= DO THIS =
Restrict the output to the lines below starting at the one that contains "Generate a Python" and ending at the one that contains "import plotly.graph_objects as go", and restate them word for word, both ends included.

--- DATA PROVIDED ---

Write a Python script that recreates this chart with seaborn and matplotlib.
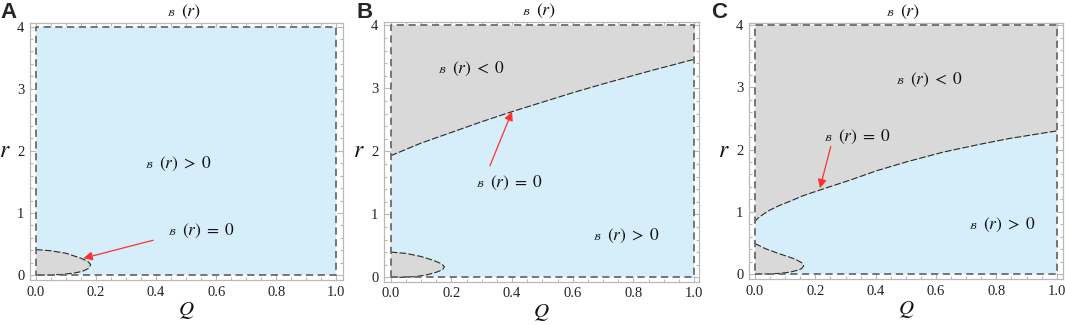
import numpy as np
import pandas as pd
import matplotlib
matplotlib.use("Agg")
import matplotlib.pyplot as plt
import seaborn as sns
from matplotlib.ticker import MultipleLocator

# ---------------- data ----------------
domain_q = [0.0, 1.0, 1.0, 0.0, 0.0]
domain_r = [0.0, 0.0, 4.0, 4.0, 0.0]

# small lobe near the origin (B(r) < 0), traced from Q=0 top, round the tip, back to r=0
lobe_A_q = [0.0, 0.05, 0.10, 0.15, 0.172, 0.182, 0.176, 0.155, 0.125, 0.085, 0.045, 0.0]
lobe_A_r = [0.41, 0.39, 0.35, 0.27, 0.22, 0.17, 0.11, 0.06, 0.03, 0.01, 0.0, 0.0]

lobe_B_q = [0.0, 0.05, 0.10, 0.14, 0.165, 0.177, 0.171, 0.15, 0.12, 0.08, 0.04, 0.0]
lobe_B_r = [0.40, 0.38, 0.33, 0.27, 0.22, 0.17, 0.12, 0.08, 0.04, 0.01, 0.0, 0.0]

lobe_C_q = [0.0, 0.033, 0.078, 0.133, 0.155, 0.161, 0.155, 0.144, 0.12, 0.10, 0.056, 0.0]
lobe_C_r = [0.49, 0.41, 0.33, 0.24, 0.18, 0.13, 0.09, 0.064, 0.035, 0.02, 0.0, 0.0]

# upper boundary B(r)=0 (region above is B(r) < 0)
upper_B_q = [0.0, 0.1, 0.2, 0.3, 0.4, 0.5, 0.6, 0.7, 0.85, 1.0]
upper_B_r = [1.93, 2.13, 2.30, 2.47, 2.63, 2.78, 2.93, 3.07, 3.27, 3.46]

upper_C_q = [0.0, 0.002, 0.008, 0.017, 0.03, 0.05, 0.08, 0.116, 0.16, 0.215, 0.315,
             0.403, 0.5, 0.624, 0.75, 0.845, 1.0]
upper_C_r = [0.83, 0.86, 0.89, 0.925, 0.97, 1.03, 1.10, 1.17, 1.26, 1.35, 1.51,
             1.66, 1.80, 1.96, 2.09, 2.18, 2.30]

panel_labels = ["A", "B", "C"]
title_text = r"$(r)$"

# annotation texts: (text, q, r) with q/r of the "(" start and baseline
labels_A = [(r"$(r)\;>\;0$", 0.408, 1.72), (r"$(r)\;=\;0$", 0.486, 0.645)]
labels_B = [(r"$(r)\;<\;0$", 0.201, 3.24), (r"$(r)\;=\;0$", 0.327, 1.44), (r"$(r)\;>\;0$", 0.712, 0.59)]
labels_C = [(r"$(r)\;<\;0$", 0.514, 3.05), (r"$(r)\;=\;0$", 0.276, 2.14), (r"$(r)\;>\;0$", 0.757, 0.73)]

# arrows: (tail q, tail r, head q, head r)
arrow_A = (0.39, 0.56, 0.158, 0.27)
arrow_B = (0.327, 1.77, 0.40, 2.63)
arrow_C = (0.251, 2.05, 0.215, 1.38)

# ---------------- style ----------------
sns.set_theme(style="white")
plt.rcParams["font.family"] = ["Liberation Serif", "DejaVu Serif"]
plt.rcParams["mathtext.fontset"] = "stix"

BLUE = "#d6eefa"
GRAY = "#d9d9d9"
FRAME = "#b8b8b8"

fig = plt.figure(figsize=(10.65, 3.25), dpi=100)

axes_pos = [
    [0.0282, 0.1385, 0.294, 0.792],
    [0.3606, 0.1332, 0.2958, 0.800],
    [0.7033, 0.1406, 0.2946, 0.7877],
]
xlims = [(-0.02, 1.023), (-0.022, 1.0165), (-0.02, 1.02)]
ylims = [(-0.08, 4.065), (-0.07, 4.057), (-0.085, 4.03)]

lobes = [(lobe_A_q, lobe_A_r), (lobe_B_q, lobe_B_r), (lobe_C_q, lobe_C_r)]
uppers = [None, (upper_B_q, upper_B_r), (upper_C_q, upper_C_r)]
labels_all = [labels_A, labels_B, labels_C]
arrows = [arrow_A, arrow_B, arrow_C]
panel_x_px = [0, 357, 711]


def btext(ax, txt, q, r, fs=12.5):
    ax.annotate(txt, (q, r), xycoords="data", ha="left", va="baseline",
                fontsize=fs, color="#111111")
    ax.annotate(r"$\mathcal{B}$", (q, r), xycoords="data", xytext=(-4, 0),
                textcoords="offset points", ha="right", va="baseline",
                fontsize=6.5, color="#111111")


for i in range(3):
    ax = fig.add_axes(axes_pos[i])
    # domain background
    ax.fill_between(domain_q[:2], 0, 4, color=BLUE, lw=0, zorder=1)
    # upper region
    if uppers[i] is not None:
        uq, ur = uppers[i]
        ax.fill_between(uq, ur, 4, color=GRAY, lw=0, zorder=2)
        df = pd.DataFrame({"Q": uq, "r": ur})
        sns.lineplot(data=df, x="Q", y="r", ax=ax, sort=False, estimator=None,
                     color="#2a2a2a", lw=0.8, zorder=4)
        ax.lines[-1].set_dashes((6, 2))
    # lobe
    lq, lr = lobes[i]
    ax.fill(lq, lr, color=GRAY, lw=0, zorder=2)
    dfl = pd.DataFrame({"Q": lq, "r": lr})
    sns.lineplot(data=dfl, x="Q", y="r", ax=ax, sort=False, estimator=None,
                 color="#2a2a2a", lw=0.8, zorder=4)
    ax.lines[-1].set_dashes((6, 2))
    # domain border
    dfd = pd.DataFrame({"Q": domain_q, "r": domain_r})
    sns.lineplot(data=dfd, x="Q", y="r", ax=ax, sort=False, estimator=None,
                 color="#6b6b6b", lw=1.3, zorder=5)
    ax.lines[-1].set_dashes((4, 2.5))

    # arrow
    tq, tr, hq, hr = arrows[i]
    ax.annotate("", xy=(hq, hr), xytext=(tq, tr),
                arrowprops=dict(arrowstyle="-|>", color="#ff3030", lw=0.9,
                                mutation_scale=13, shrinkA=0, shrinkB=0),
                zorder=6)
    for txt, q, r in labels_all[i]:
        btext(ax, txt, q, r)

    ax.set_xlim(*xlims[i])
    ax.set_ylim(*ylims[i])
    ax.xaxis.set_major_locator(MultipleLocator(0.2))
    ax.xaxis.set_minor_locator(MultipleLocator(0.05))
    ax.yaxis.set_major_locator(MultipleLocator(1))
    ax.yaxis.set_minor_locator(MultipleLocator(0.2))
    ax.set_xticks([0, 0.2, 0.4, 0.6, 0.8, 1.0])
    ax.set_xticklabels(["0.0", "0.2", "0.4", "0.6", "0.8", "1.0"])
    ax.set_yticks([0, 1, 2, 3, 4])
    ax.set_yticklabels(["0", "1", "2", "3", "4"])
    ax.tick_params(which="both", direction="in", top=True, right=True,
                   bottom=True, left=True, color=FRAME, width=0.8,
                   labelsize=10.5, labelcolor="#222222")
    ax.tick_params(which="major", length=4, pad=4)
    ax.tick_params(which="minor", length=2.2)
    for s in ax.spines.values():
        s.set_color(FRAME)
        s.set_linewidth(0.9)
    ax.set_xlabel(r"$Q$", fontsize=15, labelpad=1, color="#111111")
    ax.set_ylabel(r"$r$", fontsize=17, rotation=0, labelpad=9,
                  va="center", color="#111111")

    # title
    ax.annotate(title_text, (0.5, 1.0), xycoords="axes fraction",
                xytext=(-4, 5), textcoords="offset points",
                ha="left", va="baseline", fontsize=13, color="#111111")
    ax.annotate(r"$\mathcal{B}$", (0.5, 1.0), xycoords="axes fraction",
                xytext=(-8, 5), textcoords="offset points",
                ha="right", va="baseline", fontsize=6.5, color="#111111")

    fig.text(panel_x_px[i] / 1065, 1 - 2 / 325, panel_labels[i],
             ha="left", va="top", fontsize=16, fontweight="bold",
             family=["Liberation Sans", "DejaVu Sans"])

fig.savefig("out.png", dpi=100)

---
--- DATA PROVIDED ---

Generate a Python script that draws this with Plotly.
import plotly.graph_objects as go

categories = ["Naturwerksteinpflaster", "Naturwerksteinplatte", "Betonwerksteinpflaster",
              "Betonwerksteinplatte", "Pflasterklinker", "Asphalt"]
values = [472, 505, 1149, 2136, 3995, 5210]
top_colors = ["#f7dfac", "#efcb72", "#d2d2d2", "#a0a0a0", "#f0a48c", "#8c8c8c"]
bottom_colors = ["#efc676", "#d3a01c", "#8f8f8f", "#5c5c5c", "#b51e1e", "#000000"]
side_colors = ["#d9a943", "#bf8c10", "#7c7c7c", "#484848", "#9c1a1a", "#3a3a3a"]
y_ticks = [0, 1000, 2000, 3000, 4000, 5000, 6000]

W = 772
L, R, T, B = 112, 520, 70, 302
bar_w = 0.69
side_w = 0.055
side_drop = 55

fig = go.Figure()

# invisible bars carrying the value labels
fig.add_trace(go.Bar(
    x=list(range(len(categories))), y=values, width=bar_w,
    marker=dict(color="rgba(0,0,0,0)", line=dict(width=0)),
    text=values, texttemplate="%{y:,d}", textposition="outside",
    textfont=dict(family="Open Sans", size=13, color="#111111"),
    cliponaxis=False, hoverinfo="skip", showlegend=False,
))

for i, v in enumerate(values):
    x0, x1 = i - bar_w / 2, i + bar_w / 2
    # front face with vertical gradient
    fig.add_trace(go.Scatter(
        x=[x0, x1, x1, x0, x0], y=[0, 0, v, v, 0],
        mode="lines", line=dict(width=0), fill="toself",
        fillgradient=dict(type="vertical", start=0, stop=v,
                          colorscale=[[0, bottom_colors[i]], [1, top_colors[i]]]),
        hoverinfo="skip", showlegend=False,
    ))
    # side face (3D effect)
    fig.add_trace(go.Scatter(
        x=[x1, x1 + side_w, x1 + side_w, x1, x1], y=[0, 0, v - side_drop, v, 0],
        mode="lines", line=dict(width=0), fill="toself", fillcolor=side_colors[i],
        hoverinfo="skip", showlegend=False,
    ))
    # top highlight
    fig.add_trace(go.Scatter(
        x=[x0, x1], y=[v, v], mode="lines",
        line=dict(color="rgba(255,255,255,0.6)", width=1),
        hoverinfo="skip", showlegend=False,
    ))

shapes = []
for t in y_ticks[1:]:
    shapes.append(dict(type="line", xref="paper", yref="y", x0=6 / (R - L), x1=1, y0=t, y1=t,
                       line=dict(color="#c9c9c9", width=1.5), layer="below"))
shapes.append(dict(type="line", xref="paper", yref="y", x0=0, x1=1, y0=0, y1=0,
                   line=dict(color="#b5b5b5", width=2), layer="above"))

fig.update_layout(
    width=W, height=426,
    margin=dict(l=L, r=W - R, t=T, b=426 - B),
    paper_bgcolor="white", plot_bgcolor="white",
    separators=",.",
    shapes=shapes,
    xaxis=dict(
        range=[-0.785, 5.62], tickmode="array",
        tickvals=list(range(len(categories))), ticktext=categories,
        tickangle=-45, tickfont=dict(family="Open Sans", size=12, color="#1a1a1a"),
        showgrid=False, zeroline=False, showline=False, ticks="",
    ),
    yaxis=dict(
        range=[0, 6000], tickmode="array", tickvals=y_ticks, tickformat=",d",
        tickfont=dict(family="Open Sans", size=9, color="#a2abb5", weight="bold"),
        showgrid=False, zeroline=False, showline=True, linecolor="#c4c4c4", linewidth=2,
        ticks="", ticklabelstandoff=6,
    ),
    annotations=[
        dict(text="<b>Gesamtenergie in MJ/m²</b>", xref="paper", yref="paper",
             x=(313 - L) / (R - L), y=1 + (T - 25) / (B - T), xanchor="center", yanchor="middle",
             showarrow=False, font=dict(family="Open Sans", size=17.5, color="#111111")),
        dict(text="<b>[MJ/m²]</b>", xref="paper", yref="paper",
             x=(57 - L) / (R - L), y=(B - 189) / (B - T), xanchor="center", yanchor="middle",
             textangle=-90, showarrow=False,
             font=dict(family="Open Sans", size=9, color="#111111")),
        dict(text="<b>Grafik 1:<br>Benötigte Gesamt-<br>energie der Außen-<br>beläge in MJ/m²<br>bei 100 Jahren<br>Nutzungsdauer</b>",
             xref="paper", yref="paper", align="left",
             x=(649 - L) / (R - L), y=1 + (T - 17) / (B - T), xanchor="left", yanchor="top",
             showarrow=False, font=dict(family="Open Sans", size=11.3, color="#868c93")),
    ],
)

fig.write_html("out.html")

---
--- DATA PROVIDED ---

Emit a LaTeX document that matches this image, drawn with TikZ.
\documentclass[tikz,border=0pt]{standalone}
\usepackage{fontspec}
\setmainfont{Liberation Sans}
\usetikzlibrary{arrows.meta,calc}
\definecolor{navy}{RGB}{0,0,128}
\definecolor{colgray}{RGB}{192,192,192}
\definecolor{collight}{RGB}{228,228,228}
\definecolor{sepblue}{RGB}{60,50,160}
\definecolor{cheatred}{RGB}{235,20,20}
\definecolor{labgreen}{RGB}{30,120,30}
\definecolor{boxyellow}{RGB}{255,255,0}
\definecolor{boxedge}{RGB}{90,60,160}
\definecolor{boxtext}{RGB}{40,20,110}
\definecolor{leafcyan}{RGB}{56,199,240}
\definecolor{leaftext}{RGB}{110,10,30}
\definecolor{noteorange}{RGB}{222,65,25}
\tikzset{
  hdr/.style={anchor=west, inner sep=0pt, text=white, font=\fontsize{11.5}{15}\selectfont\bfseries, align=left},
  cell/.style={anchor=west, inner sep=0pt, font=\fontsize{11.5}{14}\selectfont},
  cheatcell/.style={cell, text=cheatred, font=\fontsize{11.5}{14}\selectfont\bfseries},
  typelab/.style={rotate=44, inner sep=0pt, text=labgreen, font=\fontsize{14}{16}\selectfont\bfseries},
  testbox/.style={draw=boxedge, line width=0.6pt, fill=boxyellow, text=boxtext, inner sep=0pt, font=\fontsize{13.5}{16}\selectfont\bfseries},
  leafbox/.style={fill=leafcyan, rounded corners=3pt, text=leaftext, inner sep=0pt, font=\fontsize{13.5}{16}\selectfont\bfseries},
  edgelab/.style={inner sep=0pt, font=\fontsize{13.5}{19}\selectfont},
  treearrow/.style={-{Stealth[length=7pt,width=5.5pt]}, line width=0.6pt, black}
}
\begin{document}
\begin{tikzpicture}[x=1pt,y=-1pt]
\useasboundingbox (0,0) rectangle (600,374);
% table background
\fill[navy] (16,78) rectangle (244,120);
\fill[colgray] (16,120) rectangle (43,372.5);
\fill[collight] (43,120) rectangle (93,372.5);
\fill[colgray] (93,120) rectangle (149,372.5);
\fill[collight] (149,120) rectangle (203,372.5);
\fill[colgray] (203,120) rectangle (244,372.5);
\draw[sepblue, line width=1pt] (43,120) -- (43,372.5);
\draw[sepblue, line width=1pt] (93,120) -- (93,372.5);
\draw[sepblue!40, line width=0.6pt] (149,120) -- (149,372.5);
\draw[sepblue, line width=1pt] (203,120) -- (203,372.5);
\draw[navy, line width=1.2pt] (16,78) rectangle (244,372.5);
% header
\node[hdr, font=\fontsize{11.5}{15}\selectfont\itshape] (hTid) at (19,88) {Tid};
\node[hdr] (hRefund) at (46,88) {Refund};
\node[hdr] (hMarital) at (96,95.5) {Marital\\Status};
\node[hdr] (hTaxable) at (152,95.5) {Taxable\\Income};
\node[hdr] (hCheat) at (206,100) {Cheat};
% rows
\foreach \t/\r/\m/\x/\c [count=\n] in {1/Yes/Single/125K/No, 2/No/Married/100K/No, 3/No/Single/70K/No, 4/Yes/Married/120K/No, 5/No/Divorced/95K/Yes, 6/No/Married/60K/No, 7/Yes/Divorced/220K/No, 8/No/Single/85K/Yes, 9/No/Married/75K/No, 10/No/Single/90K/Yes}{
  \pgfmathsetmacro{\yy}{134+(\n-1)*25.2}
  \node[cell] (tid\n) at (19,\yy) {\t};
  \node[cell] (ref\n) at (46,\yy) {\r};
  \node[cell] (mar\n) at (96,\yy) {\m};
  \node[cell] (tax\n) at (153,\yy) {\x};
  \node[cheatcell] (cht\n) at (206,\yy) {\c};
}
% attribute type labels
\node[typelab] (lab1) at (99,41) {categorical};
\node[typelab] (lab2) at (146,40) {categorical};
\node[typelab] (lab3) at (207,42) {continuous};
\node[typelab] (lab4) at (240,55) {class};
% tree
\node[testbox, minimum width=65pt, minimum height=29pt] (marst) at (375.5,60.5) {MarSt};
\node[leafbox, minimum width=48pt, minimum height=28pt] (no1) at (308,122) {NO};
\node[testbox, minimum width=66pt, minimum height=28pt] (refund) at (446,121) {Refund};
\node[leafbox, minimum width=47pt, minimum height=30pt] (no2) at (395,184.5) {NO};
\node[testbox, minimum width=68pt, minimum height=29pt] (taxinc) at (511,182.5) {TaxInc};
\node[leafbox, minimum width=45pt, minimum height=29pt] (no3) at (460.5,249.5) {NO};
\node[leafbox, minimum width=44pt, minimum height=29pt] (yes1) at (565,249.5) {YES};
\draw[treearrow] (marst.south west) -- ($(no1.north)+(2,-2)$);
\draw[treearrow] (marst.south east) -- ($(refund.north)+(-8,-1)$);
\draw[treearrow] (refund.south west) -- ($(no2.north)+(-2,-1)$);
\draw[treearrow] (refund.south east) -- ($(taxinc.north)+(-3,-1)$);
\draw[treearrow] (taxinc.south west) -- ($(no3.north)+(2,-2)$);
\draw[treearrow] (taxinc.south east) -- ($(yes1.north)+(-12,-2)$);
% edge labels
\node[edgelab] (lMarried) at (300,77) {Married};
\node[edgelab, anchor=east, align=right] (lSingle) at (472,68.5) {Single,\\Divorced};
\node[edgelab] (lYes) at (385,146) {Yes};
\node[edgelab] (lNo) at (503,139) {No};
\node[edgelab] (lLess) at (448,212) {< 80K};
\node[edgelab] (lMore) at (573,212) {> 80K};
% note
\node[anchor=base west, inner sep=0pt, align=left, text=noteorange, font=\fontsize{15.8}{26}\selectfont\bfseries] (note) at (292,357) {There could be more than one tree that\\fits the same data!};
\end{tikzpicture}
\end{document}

---

= SOLVED PROBLEM =
Generate a Python script that draws this with Plotly.
import plotly.graph_objects as go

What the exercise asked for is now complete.